The second stage fills the leaf nodes by examining the objects in
increasing Peano-Hilbert order of their centroids (obtained by the
first stage).
Each leaf node is filled with the first unprocessed object and its
M-1 nearest neighbors (in the space in which the objects lie)
which have not yet been inserted in other leaf nodes.
Once an entire level of the packed R-tree has been obtained, the
algorithm is reapplied to add nodes at the next level using the same
nearest neighbor criterion, terminating when a level contains just one
node. The only difference between the ordering that is applied at the
levels containing the nonleaf nodes from that used at the level of the
leaf nodes is that in the former case we are ordering the bounding
boxes while in the latter case we are ordering the actual objects.
- Hilbert Packed Method:
Order the objects on the basis of the Peano-Hilbert number
corresponding to their centroid [Kame93].

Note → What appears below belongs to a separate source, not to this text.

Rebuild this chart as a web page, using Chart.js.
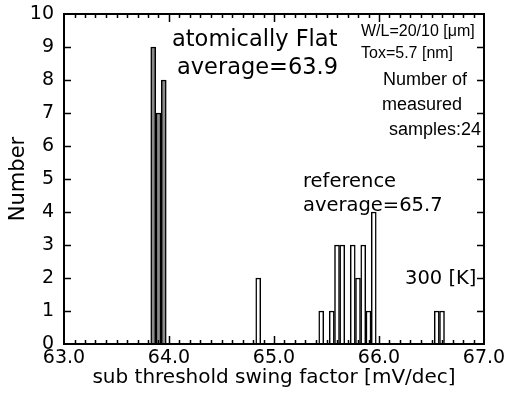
<!DOCTYPE html>
<html>
<head>
<meta charset="utf-8">
<script src="https://cdn.jsdelivr.net/npm/chart.js@4.4.1/dist/chart.umd.min.js"></script>
<style>
html,body{margin:0;padding:0;background:#fff;}
#wrap{width:508px;height:407px;}
</style>
</head>
<body>
<div id="wrap"><canvas id="c" width="508" height="407"></canvas></div>
<script>
// ---- data ----
const flatBins = [63.85, 63.90, 63.95];
const flatCounts = [9, 7, 8];
const refBins = [64.85, 65.45, 65.55, 65.60, 65.65, 65.75, 65.80, 65.85, 65.90, 65.95, 66.55, 66.60];
const refCounts = [2, 1, 1, 3, 3, 3, 2, 3, 1, 4, 1, 1];
const xTickValues = [63, 64, 65, 66, 67];
const yTickValues = [0,1,2,3,4,5,6,7,8,9,10];

const FONT = "'DejaVu Sans', 'Liberation Sans', Arial, sans-serif";
const SANS = "'Liberation Sans', Arial, sans-serif";

// annotations: text, x in data units, baseline y in pixels
const notes = [
  {t:'atomically Flat', x:63.0+(172-64)/105, y:46, f:'22.5px '+FONT},
  {t:'average=63.9', x:63.0+(177-64)/105, y:74, f:'22.5px '+FONT},
  {t:'reference', x:63.0+(303-64)/105, y:187, f:'19.5px '+FONT},
  {t:'average=65.7', x:63.0+(303-64)/105, y:211, f:'19.5px '+FONT},
  {t:'300 [K]', x:63.0+(405-64)/105, y:284, f:'19.5px '+FONT},
  {t:'W/L=20/10 [\u03bcm]', x:63.0+(361-64)/105, y:36, f:'16px '+SANS},
  {t:'Tox=5.7 [nm]', x:63.0+(361-64)/105, y:58, f:'16px '+SANS},
  {t:'Number of', x:63.0+(383-64)/105, y:85, f:'18px '+SANS},
  {t:'measured', x:63.0+(382-64)/105, y:110, f:'18px '+SANS},
  {t:'samples:24', x:63.0+(389-64)/105, y:135, f:'18px '+SANS}
];

const frame = {
  id:'frame',
  afterDraw(chart){
    const {ctx, chartArea:a, scales:{x, y}} = chart;
    ctx.save();
    ctx.strokeStyle = '#000';
    ctx.lineWidth = 2;
    ctx.strokeRect(a.left, a.top, a.right - a.left, a.bottom - a.top);
    ctx.lineWidth = 1.5;
    ctx.beginPath();
    for (let i = 1; i < 40; i++) {
      const v = 63 + i * 0.1;
      const px = Math.round(x.getPixelForValue(v)) + 0.5;
      const len = (i % 10 === 0) ? 8 : 4;
      ctx.moveTo(px, a.bottom); ctx.lineTo(px, a.bottom - len);
      ctx.moveTo(px, a.top); ctx.lineTo(px, a.top + len);
    }
    for (const v of yTickValues) {
      if (v === 0 || v === 10) continue;
      const py = Math.round(y.getPixelForValue(v)) + 0.5;
      ctx.moveTo(a.left, py); ctx.lineTo(a.left + 7, py);
      ctx.moveTo(a.right, py); ctx.lineTo(a.right - 7, py);
    }
    ctx.stroke();
    ctx.fillStyle = '#000';
    ctx.textBaseline = 'alphabetic';
    ctx.textAlign = 'left';
    for (const n of notes) {
      ctx.font = n.f;
      ctx.fillText(n.t, x.getPixelForValue(n.x), n.y);
    }
    ctx.restore();
  }
};

new Chart(document.getElementById('c'), {
  type: 'bar',
  data: {
    datasets: [
      {
        label: 'atomically Flat',
        data: flatBins.map((b, i) => ({x: b, y: flatCounts[i]})),
        backgroundColor: '#8a8a8a',
        borderColor: '#000',
        borderWidth: 1.5,
        barThickness: 5,
        grouped: false
      },
      {
        label: 'reference',
        data: refBins.map((b, i) => ({x: b, y: refCounts[i]})),
        backgroundColor: '#ffffff',
        borderColor: '#000',
        borderWidth: 1.5,
        barThickness: 5,
        grouped: false
      }
    ]
  },
  options: {
    responsive: false,
    animation: false,
    layout: {padding: {left: 0, right: 24, top: 14, bottom: 0}},
    plugins: {legend: {display: false}, tooltip: {enabled: false}},
    scales: {
      x: {
        type: 'linear',
        min: 63, max: 67,
        offset: false,
        grid: {display: false, offset: false, drawTicks: false},
        border: {display: false},
        afterBuildTicks(s){ s.ticks = xTickValues.map(v => ({value: v})); },
        afterFit(s){ s.height = 63; s.paddingLeft = 0; s.paddingRight = 0; },
        ticks: {
          color: '#000',
          padding: 3,
          maxRotation: 0,
          autoSkip: false,
          font: {family: FONT, size: 19},
          callback: v => Number(v).toFixed(1)
        },
        title: {
          display: true,
          text: 'sub threshold swing factor [mV/dec]',
          color: '#000',
          font: {family: FONT, size: 20},
          padding: {top: 0, bottom: 17}
        }
      },
      y: {
        min: 0, max: 10,
        grid: {display: false, drawTicks: false},
        border: {display: false},
        afterBuildTicks(s){ s.ticks = yTickValues.map(v => ({value: v})); },
        afterFit(s){ s.width = 64; s.paddingTop = 0; s.paddingBottom = 0; },
        ticks: {
          color: '#000',
          padding: 10,
          autoSkip: false,
          font: {family: FONT, size: 19}
        },
        title: {
          display: true,
          text: 'Number',
          color: '#000',
          font: {family: FONT, size: 21},
          padding: {top: 6, bottom: 0}
        }
      }
    }
  },
  plugins: [frame]
});
</script>
</body>
</html>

Once this ordering has been obtained, the leaf nodes are filled to
capacity by examining the objects in increasing order.
The nodes at the remaining levels are ordered according to the time at
which they were created.
- Morton Packed R-tree:
Order the objects on the basis of the Morton number corresponding to
their centroid (e.g., [Kame93]).
This number is obtained by interleaving the x and y
coordinate values of the centroid. Once this ordering has been
obtained, the leaf nodes are filled to capacity by examining the
objects in increasing order. The nodes at the remaining levels are
ordered according to the time at which they were created.